### Written problem
Exactly retype the lines from the top of the data through the line containing "const e90 = [77, 71, 93, 65, 70, 81];", leaving out every picture.

▼▼▼

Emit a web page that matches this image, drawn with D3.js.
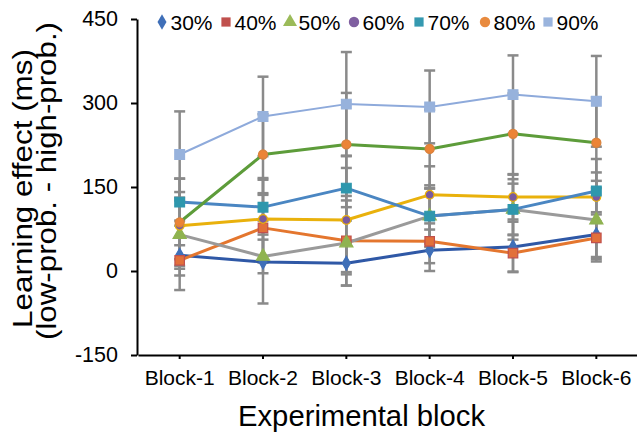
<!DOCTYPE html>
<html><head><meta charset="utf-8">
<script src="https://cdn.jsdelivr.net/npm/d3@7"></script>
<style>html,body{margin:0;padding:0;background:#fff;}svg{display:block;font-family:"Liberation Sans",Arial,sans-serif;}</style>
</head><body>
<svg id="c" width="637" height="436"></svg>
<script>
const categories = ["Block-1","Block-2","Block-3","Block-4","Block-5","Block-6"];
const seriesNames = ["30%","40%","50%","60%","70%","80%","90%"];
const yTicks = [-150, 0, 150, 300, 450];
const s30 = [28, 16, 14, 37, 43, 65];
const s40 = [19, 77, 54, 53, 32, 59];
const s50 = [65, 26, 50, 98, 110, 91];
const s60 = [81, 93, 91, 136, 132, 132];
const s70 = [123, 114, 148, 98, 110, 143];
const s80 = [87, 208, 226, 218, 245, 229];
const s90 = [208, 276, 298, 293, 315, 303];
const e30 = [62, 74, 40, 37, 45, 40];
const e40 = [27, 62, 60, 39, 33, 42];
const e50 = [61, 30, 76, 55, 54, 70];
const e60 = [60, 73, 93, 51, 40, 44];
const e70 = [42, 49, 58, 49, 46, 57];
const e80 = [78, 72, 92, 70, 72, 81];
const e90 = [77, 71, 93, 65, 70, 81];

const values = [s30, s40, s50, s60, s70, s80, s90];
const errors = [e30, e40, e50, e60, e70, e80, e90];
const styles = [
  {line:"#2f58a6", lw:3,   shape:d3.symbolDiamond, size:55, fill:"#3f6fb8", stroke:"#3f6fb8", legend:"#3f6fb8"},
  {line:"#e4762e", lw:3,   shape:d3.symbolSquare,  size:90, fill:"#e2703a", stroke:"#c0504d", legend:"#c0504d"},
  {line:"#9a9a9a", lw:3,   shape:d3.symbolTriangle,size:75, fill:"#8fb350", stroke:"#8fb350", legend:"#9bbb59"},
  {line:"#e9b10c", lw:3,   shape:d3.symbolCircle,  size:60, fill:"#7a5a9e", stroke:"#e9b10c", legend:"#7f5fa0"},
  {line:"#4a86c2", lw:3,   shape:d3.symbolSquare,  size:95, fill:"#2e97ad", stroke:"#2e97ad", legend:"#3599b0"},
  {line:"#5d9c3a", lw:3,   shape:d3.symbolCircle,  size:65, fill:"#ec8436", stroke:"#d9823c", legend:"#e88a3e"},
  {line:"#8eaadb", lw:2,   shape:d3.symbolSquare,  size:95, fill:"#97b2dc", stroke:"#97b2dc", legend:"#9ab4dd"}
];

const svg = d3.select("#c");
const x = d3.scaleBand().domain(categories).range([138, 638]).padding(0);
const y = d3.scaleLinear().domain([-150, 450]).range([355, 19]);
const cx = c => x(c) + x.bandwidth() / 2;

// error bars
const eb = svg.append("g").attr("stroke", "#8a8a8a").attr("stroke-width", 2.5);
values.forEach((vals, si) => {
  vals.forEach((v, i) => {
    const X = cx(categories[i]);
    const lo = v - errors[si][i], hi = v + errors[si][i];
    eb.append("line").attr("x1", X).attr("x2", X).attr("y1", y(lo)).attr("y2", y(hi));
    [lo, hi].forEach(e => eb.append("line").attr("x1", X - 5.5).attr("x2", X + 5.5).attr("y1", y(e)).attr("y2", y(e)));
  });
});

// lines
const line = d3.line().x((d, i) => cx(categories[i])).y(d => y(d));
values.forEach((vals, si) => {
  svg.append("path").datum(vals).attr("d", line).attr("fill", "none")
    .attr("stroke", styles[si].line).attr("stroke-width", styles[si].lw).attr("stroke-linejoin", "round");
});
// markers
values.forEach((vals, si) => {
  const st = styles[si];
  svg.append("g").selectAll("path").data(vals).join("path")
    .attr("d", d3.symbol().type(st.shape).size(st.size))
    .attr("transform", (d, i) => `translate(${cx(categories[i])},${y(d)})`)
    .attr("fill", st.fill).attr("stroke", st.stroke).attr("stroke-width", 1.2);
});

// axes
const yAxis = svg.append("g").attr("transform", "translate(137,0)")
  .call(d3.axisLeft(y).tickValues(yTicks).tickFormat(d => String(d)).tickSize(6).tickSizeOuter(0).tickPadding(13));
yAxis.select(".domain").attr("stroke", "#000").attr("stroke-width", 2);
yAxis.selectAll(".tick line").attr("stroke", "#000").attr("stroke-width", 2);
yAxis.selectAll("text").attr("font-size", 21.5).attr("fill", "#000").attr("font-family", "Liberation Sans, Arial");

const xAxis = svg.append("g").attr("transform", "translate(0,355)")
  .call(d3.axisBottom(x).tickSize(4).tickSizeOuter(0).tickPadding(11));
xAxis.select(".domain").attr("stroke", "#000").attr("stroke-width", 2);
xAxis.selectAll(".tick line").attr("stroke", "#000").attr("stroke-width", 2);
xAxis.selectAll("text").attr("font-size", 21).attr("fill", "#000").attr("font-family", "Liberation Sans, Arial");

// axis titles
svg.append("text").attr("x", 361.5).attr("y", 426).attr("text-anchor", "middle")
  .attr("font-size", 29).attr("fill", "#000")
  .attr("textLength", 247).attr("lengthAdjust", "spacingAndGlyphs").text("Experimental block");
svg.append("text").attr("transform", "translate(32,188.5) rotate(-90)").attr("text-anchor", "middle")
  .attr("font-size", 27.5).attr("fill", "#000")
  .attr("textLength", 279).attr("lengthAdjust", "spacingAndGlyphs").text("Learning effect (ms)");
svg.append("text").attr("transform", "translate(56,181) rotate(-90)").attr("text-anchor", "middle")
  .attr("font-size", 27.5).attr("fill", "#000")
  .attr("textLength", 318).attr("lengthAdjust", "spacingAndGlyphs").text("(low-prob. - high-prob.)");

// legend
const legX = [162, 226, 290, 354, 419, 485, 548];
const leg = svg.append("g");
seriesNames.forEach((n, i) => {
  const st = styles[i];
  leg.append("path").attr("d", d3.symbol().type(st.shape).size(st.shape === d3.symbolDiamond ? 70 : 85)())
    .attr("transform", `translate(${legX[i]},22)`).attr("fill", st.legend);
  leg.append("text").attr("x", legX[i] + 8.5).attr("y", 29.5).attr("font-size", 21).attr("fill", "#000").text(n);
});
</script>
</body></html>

▲▲▲

### Exercise response
Emit a web page that matches this image, drawn with D3.js.
<!DOCTYPE html>
<html><head><meta charset="utf-8">
<script src="https://cdn.jsdelivr.net/npm/d3@7"></script>
<style>html,body{margin:0;padding:0;background:#fff;}svg{display:block;font-family:"Liberation Sans",Arial,sans-serif;}</style>
</head><body>
<svg id="c" width="637" height="436"></svg>
<script>
const categories = ["Block-1","Block-2","Block-3","Block-4","Block-5","Block-6"];
const seriesNames = ["30%","40%","50%","60%","70%","80%","90%"];
const yTicks = [-150, 0, 150, 300, 450];
const s30 = [28, 16, 14, 37, 43, 65];
const s40 = [19, 77, 54, 53, 32, 59];
const s50 = [65, 26, 50, 98, 110, 91];
const s60 = [81, 93, 91, 136, 132, 132];
const s70 = [123, 114, 148, 98, 110, 143];
const s80 = [87, 208, 226, 218, 245, 229];
const s90 = [208, 276, 298, 293, 315, 303];
const e30 = [62, 74, 40, 37, 45, 40];
const e40 = [27, 62, 60, 39, 33, 42];
const e50 = [61, 30, 76, 55, 54, 70];
const e60 = [60, 73, 93, 51, 40, 44];
const e70 = [42, 49, 58, 49, 46, 57];
const e80 = [78, 72, 92, 70, 72, 81];
const e90 = [77, 71, 93, 65, 70, 81];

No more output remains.